• _What this task involves_
Repeat all of the data precisely.

(begin)

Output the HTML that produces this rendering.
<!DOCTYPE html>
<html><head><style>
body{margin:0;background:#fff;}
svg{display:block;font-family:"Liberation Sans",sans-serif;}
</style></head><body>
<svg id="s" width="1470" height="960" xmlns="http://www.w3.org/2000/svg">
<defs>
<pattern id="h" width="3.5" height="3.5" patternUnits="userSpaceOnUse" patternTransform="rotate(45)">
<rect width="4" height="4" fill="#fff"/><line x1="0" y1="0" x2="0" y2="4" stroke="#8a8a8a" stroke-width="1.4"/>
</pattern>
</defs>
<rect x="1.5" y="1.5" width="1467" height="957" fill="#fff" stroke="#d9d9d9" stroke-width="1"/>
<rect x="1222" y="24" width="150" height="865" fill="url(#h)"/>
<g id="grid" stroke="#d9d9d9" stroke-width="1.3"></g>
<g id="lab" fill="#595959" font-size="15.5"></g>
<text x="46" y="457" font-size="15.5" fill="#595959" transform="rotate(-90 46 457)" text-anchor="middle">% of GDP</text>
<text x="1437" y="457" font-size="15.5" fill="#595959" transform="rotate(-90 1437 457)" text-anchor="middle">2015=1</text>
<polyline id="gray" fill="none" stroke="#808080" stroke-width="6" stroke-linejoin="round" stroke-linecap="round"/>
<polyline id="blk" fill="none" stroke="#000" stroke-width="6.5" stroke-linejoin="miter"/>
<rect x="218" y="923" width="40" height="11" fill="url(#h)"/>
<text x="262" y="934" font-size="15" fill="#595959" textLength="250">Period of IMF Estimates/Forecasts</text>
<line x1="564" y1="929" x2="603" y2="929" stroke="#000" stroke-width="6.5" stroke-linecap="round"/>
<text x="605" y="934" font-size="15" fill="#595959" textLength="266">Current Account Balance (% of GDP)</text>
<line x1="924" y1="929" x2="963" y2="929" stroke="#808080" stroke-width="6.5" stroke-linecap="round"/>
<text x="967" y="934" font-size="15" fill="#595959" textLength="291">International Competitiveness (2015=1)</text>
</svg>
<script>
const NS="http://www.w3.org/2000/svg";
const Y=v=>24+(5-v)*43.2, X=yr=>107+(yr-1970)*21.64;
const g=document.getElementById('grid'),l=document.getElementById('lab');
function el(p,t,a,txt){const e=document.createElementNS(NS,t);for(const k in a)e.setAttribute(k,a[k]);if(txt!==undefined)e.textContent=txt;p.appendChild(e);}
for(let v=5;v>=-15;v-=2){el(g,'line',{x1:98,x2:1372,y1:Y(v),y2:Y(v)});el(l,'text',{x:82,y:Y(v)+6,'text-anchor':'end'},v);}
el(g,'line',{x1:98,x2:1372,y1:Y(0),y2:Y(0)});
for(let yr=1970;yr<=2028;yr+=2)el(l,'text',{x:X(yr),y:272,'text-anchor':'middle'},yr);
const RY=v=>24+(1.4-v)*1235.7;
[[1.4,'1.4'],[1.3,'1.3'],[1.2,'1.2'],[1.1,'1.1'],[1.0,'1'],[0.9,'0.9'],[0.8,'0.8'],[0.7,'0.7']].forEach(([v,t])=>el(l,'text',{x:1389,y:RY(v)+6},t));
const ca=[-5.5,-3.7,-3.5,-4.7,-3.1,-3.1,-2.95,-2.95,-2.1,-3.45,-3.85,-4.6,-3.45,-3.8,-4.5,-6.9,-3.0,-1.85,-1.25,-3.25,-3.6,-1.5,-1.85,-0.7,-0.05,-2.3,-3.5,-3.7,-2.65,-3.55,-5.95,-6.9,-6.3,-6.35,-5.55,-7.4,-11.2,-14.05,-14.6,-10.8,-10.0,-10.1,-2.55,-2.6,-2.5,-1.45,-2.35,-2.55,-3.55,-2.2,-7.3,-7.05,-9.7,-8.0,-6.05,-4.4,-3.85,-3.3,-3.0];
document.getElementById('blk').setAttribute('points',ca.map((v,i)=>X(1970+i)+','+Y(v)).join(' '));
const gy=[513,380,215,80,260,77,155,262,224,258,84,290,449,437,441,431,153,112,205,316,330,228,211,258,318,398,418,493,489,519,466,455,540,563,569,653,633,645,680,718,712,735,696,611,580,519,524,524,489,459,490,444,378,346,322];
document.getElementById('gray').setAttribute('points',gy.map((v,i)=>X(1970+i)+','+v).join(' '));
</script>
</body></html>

(end)

• _Solved exercise_
Output the HTML that produces this rendering.
<!DOCTYPE html>
<html><head><style>
body{margin:0;background:#fff;}
svg{display:block;font-family:"Liberation Sans",sans-serif;}
</style></head><body>
<svg id="s" width="1470" height="960" xmlns="http://www.w3.org/2000/svg">
<defs>
<pattern id="h" width="3.5" height="3.5" patternUnits="userSpaceOnUse" patternTransform="rotate(45)">
<rect width="4" height="4" fill="#fff"/><line x1="0" y1="0" x2="0" y2="4" stroke="#8a8a8a" stroke-width="1.4"/>
</pattern>
</defs>
<rect x="1.5" y="1.5" width="1467" height="957" fill="#fff" stroke="#d9d9d9" stroke-width="1"/>
<rect x="1222" y="24" width="150" height="865" fill="url(#h)"/>
<g id="grid" stroke="#d9d9d9" stroke-width="1.3"></g>
<g id="lab" fill="#595959" font-size="15.5"></g>
<text x="46" y="457" font-size="15.5" fill="#595959" transform="rotate(-90 46 457)" text-anchor="middle">% of GDP</text>
<text x="1437" y="457" font-size="15.5" fill="#595959" transform="rotate(-90 1437 457)" text-anchor="middle">2015=1</text>
<polyline id="gray" fill="none" stroke="#808080" stroke-width="6" stroke-linejoin="round" stroke-linecap="round"/>
<polyline id="blk" fill="none" stroke="#000" stroke-width="6.5" stroke-linejoin="miter"/>
<rect x="218" y="923" width="40" height="11" fill="url(#h)"/>
<text x="262" y="934" font-size="15" fill="#595959" textLength="250">Period of IMF Estimates/Forecasts</text>
<line x1="564" y1="929" x2="603" y2="929" stroke="#000" stroke-width="6.5" stroke-linecap="round"/>
<text x="605" y="934" font-size="15" fill="#595959" textLength="266">Current Account Balance (% of GDP)</text>
<line x1="924" y1="929" x2="963" y2="929" stroke="#808080" stroke-width="6.5" stroke-linecap="round"/>
<text x="967" y="934" font-size="15" fill="#595959" textLength="291">International Competitiveness (2015=1)</text>
</svg>
<script>
const NS="http://www.w3.org/2000/svg";
const Y=v=>24+(5-v)*43.2, X=yr=>107+(yr-1970)*21.64;
const g=document.getElementById('grid'),l=document.getElementById('lab');
function el(p,t,a,txt){const e=document.createElementNS(NS,t);for(const k in a)e.setAttribute(k,a[k]);if(txt!==undefined)e.textContent=txt;p.appendChild(e);}
for(let v=5;v>=-15;v-=2){el(g,'line',{x1:98,x2:1372,y1:Y(v),y2:Y(v)});el(l,'text',{x:82,y:Y(v)+6,'text-anchor':'end'},v);}
el(g,'line',{x1:98,x2:1372,y1:Y(0),y2:Y(0)});
for(let yr=1970;yr<=2028;yr+=2)el(l,'text',{x:X(yr),y:272,'text-anchor':'middle'},yr);
const RY=v=>24+(1.4-v)*1235.7;
[[1.4,'1.4'],[1.3,'1.3'],[1.2,'1.2'],[1.1,'1.1'],[1.0,'1'],[0.9,'0.9'],[0.8,'0.8'],[0.7,'0.7']].forEach(([v,t])=>el(l,'text',{x:1389,y:RY(v)+6},t));
const ca=[-5.5,-3.7,-3.5,-4.7,-3.1,-3.1,-2.95,-2.95,-2.1,-3.45,-3.85,-4.6,-3.45,-3.8,-4.5,-6.9,-3.0,-1.85,-1.25,-3.25,-3.6,-1.5,-1.85,-0.7,-0.05,-2.3,-3.5,-3.7,-2.65,-3.55,-5.95,-6.9,-6.3,-6.35,-5.55,-7.4,-11.2,-14.05,-14.6,-10.8,-10.0,-10.1,-2.55,-2.6,-2.5,-1.45,-2.35,-2.55,-3.55,-2.2,-7.3,-7.05,-9.7,-8.0,-6.05,-4.4,-3.85,-3.3,-3.0];
document.getElementById('blk').setAttribute('points',ca.map((v,i)=>X(1970+i)+','+Y(v)).join(' '));
const gy=[513,380,215,80,260,77,155,262,224,258,84,290,449,437,441,431,153,112,205,316,330,228,211,258,318,398,418,493,489,519,466,455,540,563,569,653,633,645,680,718,712,735,696,611,580,519,524,524,489,459,490,444,378,346,322];
document.getElementById('gray').setAttribute('points',gy.map((v,i)=>X(1970+i)+','+v).join(' '));
</script>
</body></html>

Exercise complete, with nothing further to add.